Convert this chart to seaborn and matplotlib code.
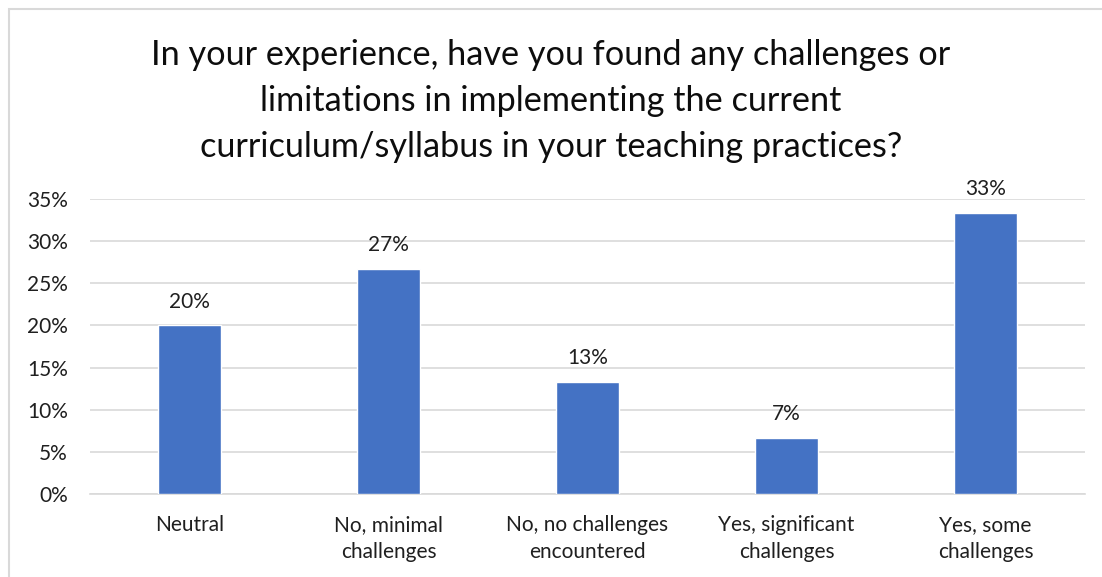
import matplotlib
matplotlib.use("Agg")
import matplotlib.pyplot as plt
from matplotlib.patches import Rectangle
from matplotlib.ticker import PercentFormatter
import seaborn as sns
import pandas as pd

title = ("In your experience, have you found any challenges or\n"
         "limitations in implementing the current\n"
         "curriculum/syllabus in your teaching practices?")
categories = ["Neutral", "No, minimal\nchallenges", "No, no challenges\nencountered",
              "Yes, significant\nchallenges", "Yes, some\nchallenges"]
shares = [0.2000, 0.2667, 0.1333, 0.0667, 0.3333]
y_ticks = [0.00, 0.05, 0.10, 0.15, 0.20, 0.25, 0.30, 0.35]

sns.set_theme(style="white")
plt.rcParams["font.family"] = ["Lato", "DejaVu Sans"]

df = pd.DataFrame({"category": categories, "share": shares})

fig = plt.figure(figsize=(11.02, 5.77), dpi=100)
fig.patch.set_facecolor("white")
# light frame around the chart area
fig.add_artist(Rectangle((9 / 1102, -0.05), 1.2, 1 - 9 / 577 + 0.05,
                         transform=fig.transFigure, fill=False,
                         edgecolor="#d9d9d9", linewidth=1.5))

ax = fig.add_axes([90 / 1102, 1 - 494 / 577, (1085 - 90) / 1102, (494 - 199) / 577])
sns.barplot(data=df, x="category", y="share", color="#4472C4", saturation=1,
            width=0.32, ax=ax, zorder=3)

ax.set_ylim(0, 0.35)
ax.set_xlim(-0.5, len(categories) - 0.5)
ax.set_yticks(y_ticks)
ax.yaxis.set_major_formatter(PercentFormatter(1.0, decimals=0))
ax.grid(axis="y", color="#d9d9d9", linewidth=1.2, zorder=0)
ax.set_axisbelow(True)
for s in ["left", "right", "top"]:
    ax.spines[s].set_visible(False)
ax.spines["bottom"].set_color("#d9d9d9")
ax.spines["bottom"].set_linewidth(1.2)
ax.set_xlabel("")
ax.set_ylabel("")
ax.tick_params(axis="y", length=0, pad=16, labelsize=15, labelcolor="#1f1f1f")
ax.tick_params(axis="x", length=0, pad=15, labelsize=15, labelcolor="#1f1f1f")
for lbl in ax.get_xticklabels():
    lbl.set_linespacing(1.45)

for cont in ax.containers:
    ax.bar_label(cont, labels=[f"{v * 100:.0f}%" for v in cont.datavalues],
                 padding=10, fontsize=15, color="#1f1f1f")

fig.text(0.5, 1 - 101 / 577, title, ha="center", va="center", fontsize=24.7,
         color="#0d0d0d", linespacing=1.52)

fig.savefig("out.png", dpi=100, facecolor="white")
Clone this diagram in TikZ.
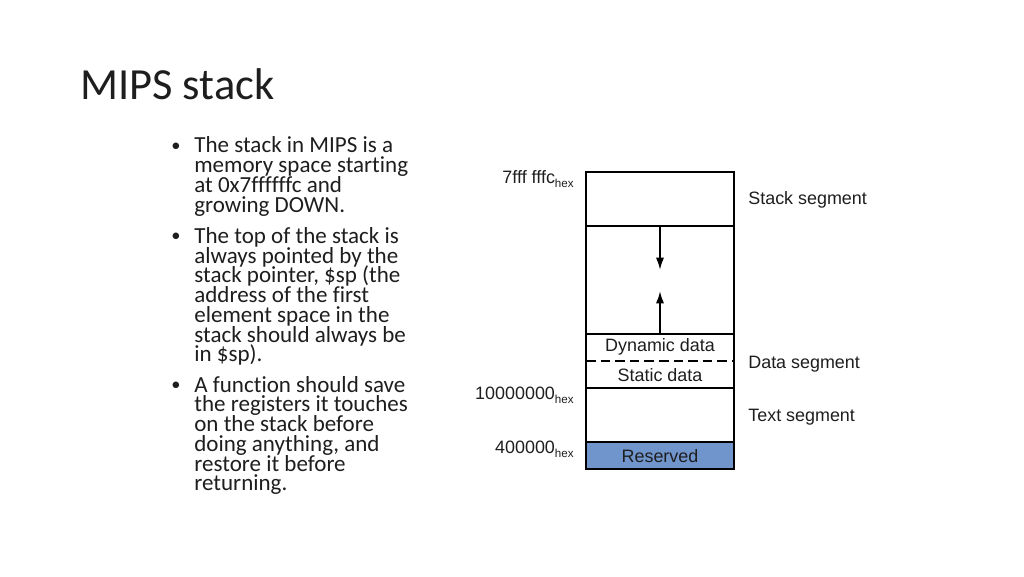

━━━━━━━━━━━━━━━━━━━━

#### YOUR OBJECTIVE
Filter out all lines lacking the word "matplotlib" and copy the rest.

#### EXERCISE RESPONSE
Convert this chart to seaborn and matplotlib code.
import matplotlib
matplotlib.use("Agg")
import matplotlib.pyplot as plt
from matplotlib.patches import Rectangle
from matplotlib.ticker import PercentFormatter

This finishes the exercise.